Rotating Rayleigh–Taylor instability in viscous, elastic, and viscoelastic media

This study investigates the linear stability of the Rayleigh–Taylor instability in viscous fluids, elastic solids, and viscoelastic media (Maxwell fluids and Kelvin–Voigt solids) subject to rotation with the axis perpendicular to gravity. By establishing a unified dispersion relation, we theoretically demonstrate that rotation serves as a universal stabilizing mechanism across all considered rheological models, fundamentally altering the instability from a purely growing mode to an oscillatory traveling-wave mode.

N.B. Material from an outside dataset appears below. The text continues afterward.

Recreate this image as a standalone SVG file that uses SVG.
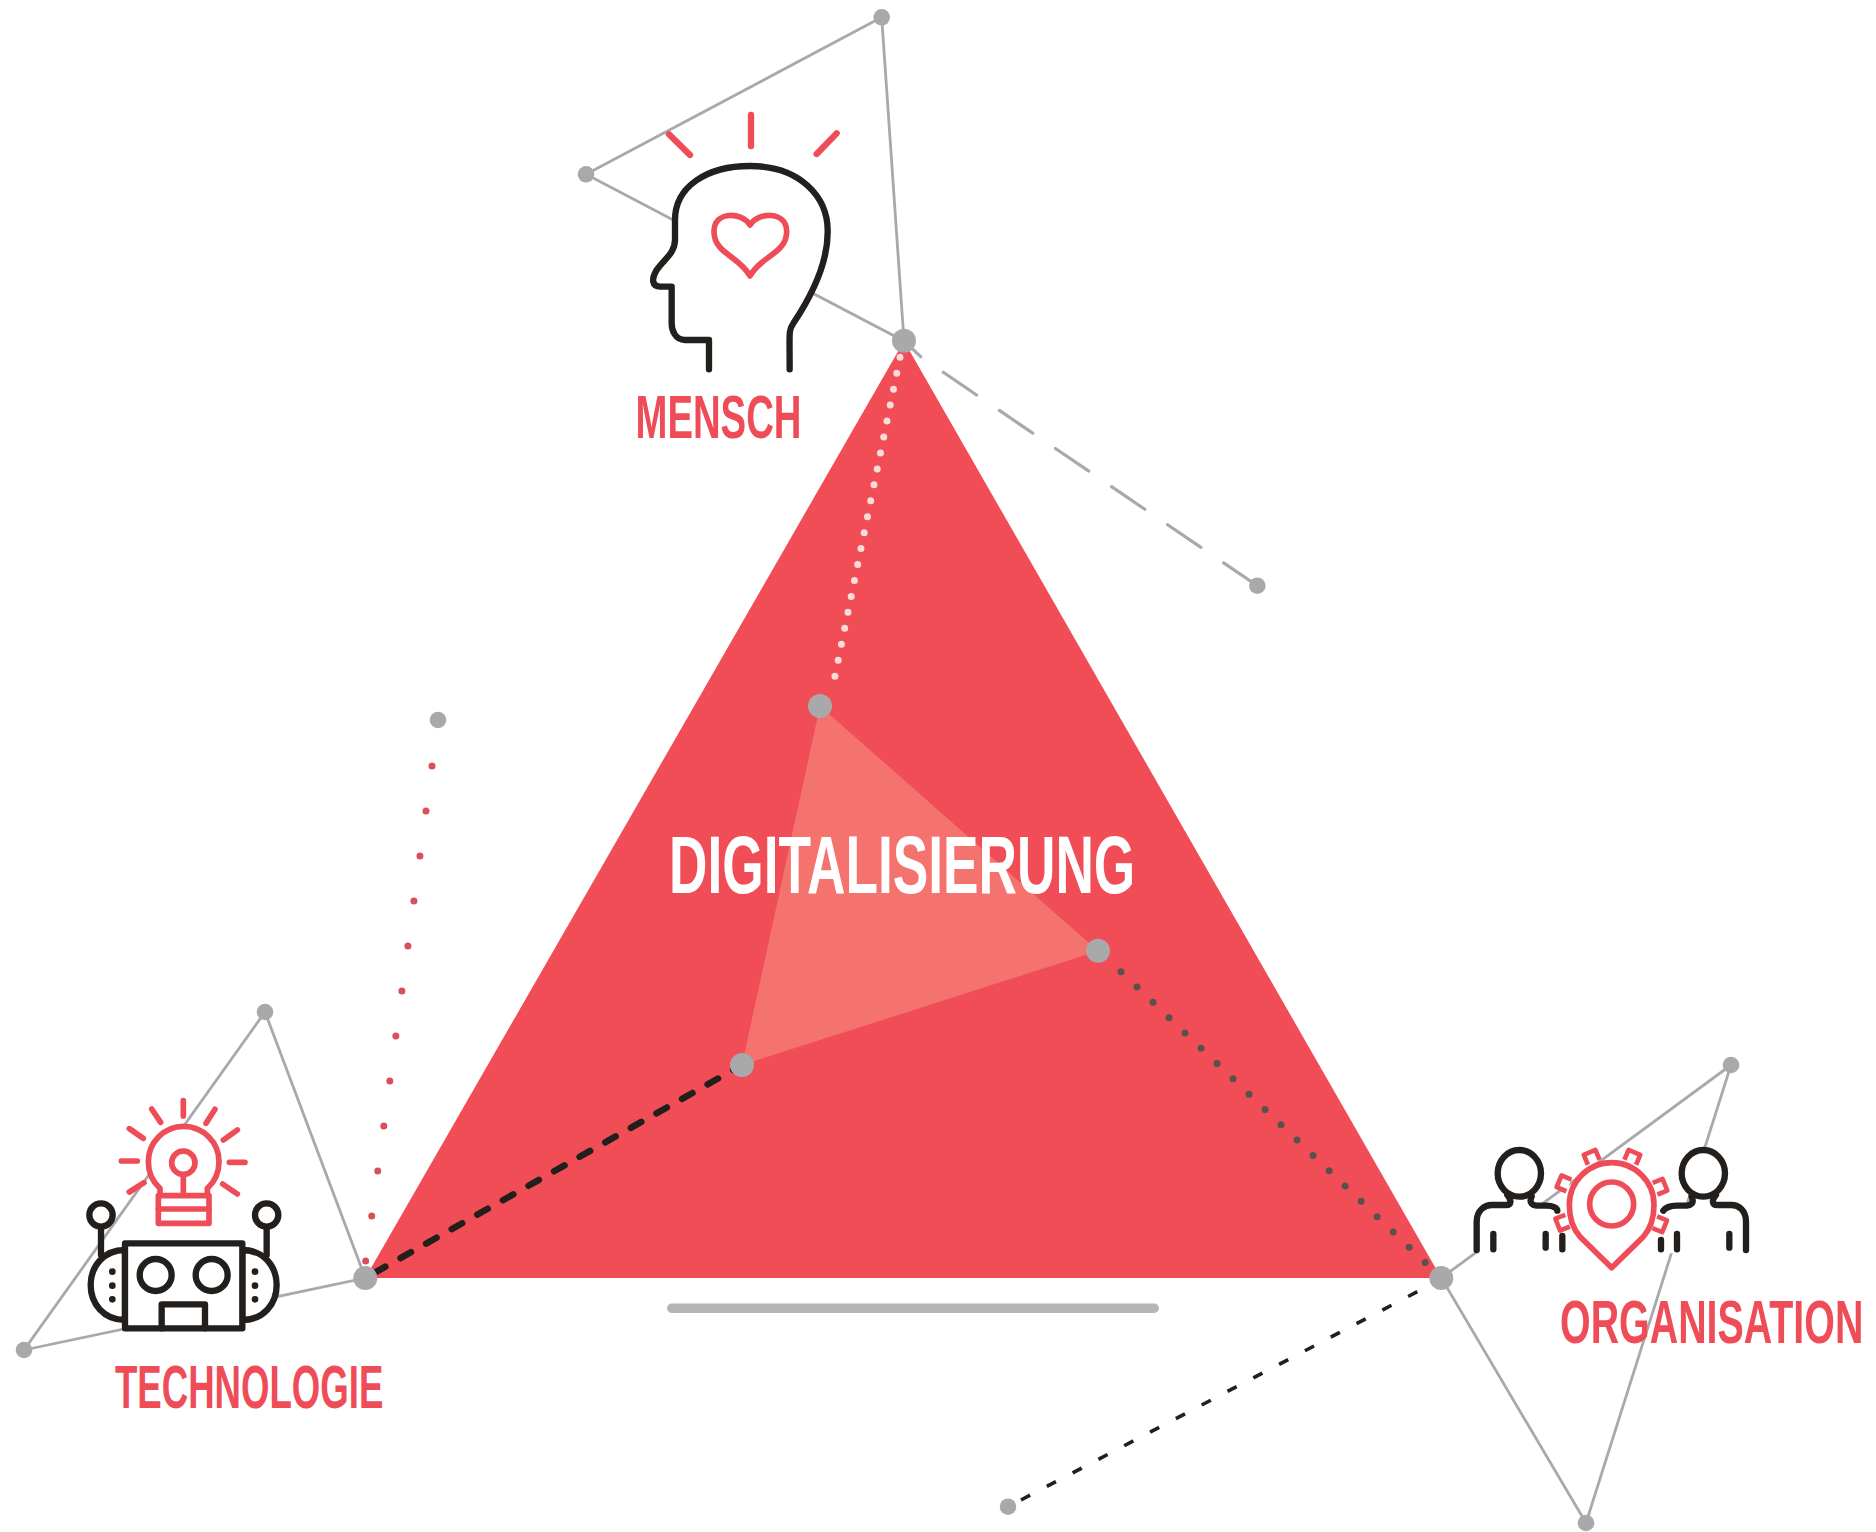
<svg xmlns="http://www.w3.org/2000/svg" width="1876" height="1532" viewBox="0 0 1876 1532">
<style>
.g{stroke:#a9a9ab;stroke-width:2.8;fill:none}
.p{fill:#a9a9ab}
.k{fill:#fff;stroke:#231f1c;stroke-width:19;stroke-linecap:round;stroke-linejoin:round}
.kl{fill:none;stroke:#231f1c;stroke-width:19;stroke-linecap:round;stroke-linejoin:round}
.r{fill:#fff;stroke:#ee4d58;stroke-width:17;stroke-linecap:round;stroke-linejoin:round}
.rl{fill:none;stroke:#ee4d58;stroke-width:17;stroke-linecap:round;stroke-linejoin:round}
.w{fill:#fff;stroke:none}
.t{font-family:"Liberation Sans",Arial,sans-serif;font-weight:700;font-size:60.6px;fill:#ee4d58}
</style>
<defs>
<path id="tooth" d="M-19,16V-16H19V16" fill="#fff" stroke="#ee4d58" stroke-width="14" stroke-linejoin="round"/>
</defs>
<rect width="1876" height="1532" fill="#fff"/>
<g id="connectors">
<path class="g" d="M904,341L881.700,17.300L586,174.300Z"/>
<path class="g" d="M365.300,1278L265,1012L24,1350Z"/>
<path class="g" d="M1441.300,1278L1731,1065L1586,1523Z"/>
</g>
<g id="triangle">
<path d="M904,341L1441.300,1278H365.300Z" fill="#f14d56"/>
<path d="M820,706L1098,951L742,1065Z" fill="#f4736f"/>
</g>
<g id="bar"><rect x="667" y="1303.500" width="492" height="9.500" rx="4.700" fill="#b5b5b5"/></g>
<g id="dashes" fill="none">
<path d="M904,341L920.700,356.700M943.300,372.300L1257.300,585.700" stroke="#a9a9ab" stroke-width="3.200" stroke-linecap="round" stroke-dasharray="40.300 27.500"/>
<line x1="900" y1="357.300" x2="831.700" y2="692" stroke="#f7dcdc" stroke-width="7" stroke-linecap="round" stroke-dasharray="0 16.270"/>
<line x1="1121" y1="971.700" x2="1425.300" y2="1262.700" stroke="#59504f" stroke-width="7" stroke-linecap="round" stroke-dasharray="0 22.150"/>
<line x1="432" y1="766" x2="365.700" y2="1261" stroke="#d8505a" stroke-width="7" stroke-linecap="round" stroke-dasharray="0 45.400"/>
<line x1="742" y1="1065" x2="365.300" y2="1278" stroke="#231f1c" stroke-width="6.500" stroke-linecap="round" stroke-dasharray="12 17.400" stroke-dashoffset="1.900"/>
<line x1="1021" y1="1500" x2="1417.300" y2="1291.700" stroke="#231f1c" stroke-width="3.600" stroke-dasharray="10.300 18.860"/>
</g>
<g id="points">
<circle class="p" cx="881.700" cy="17.300" r="8.300"/>
<circle class="p" cx="586" cy="174.300" r="8.300"/>
<circle class="p" cx="904" cy="340.700" r="12"/>
<circle class="p" cx="1257.300" cy="585.700" r="8.300"/>
<circle class="p" cx="438" cy="720" r="8.300"/>
<circle class="p" cx="820" cy="706" r="12"/>
<circle class="p" cx="1098" cy="950.700" r="12"/>
<circle class="p" cx="742" cy="1065" r="12"/>
<circle class="p" cx="265" cy="1012" r="8.300"/>
<circle class="p" cx="24" cy="1350" r="8.300"/>
<circle class="p" cx="365.300" cy="1278" r="12"/>
<circle class="p" cx="1441.300" cy="1278" r="12"/>
<circle class="p" cx="1731" cy="1065" r="8.300"/>
<circle class="p" cx="1586" cy="1523" r="8.300"/>
<circle class="p" cx="1008" cy="1506.700" r="8.300"/>
</g>
<g id="node-mensch">
<g transform="translate(560 0) scale(.33333)">
<path class="k" d="M447,1108V1020H375C345,1020 335,990 335,970V860H300C278,860 272,840 290,810C310,780 345,760 345,720V660C345,560 440,498 570,498C720,498 802,590 803,690C805,780 760,880 700,970C685,990 689,1000 689,1108"/>
<path class="r" d="M570,675C545,635 462,632 462,695C462,760 540,770 570,828C600,770 680,760 680,695C680,632 595,635 570,675Z"/>
<path class="rl" d="M327,403L390,465M573,345V438M770,462L830,400" style="stroke-width:19"/>
</g>
<text class="t" transform="translate(635.500 438) scale(.632 1)">MENSCH</text>
</g>
<g id="node-technologie">
<g transform="translate(0 990) scale(.33333)">
<path class="kl" d="M303,710V795M800,710V795"/>
<circle class="k" cx="303" cy="675" r="35"/>
<circle class="k" cx="800" cy="675" r="35"/>
<path class="k" d="M375,780C310,780 272,830 272,885C272,940 310,990 375,990Z"/>
<path class="k" d="M727,780C792,780 830,830 830,885C830,940 792,990 727,990Z"/>
<rect class="k" x="375" y="760" width="352" height="255"/>
<circle class="k" cx="467" cy="855" r="48"/>
<circle class="k" cx="635" cy="855" r="48"/>
<path class="kl" d="M485,1015V943H615V1015"/>
<path d="M337,845v.1M337,887v.1M337,928v.1M765,845v.1M765,887v.1M765,928v.1" stroke="#231f1c" stroke-width="20" stroke-linecap="round" fill="none"/>
<path class="r" d="M480,615V595C458,575 445,550 445,515A106,106 0 0 1 657,515C657,550 644,575 622,595V615"/>
<rect class="r" x="475" y="617" width="152" height="83"/>
<path class="rl" d="M475,657H627M550,615V545"/>
<circle class="r" cx="550" cy="518" r="35"/>
<path class="rl" d="M550,332V378M455,357L482,397M645,358L618,400M388,416L430,445M712,420L670,450M364,513H412M688,517H735M388,606L432,578M712,612L668,582"/>
</g>
<text class="t" transform="translate(115 1408) scale(.604 1)">TECHNOLOGIE</text>
</g>
<g id="node-organisation">
<g transform="translate(1420 1040) scale(.33333)">
<path class="w" d="M170,497H412V640H170ZM735,497H978V640H735ZM260,450H340V500H260ZM810,450H890V500H810Z"/>
<path class="kl" d="M170,630V545C170,510 195,495 215,495H258C275,495 275,480 262,465M335,470C325,490 340,496 350,497H380C400,497 412,505 412,512"/>
<path class="kl" d="M978,630V545C978,510 955,495 935,495H892C875,495 875,480 888,465M815,470C825,490 810,496 800,497H770C750,497 735,505 730,512"/>
<ellipse class="k" cx="298" cy="400" rx="65" ry="70"/>
<ellipse class="k" cx="850" cy="400" rx="65" ry="70"/>
<path class="kl" d="M220,582V628M377,582V623M427,588V628M723,600V628M771,582V628M928,582V623"/>
<use href="#tooth" transform="translate(515 352) rotate(-23)"/>
<use href="#tooth" transform="translate(637 352) rotate(23)"/>
<use href="#tooth" transform="translate(432 430) rotate(-67)"/>
<use href="#tooth" transform="translate(720 440) rotate(68)"/>
<use href="#tooth" transform="translate(428 548) rotate(-111)"/>
<use href="#tooth" transform="translate(719 553) rotate(112)"/>
<path class="r" d="M575,683L480,590C458,565 448,535 448,495A127,127 0 0 1 702,495C702,535 692,565 670,590Z"/>
<circle class="r" cx="575" cy="492" r="66"/>
</g>
<text class="t" transform="translate(1560 1343) scale(.65 1)">ORGANISATION</text>
</g>
<g id="node-digitalisierung">
<text transform="translate(669 893) scale(.646 1)" font-family="'Liberation Sans',Arial,sans-serif" font-weight="700" font-size="82.4" fill="#fff">DIGITALISIERUNG</text>
</g>
</svg>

In viscous fluids, the Coriolis force monotonically suppresses the peak growth rate and shifts the dominant instability toward shorter wavelengths, although the dynamics remain governed by viscous mechanisms. In elastic solids, rotation compresses the unstable wavenumber bandwidth and reduces the cutoff wavenumber; notably, a critical rotation rate is identified beyond which the instability is completely suppressed. In viscoelastic media, the coupling between rotation and material relaxation yields complex behaviors. For Maxwell fluids, stress relaxation exhibits a regime-dependent dual role at fixed wavenumbers but consistently destabilizes the most unstable mode. Conversely, in Kelvin–Voigt solids, viscosity acts as a stabilizing factor under weak rotation but becomes destabilizing under strong rotation by damping the Coriolis-induced oscillations. Furthermore, the comparative analysis reveals that the characteristic modal transitions in both viscoelastic models originate from the competition between elastic restoring forces and viscous dissipation.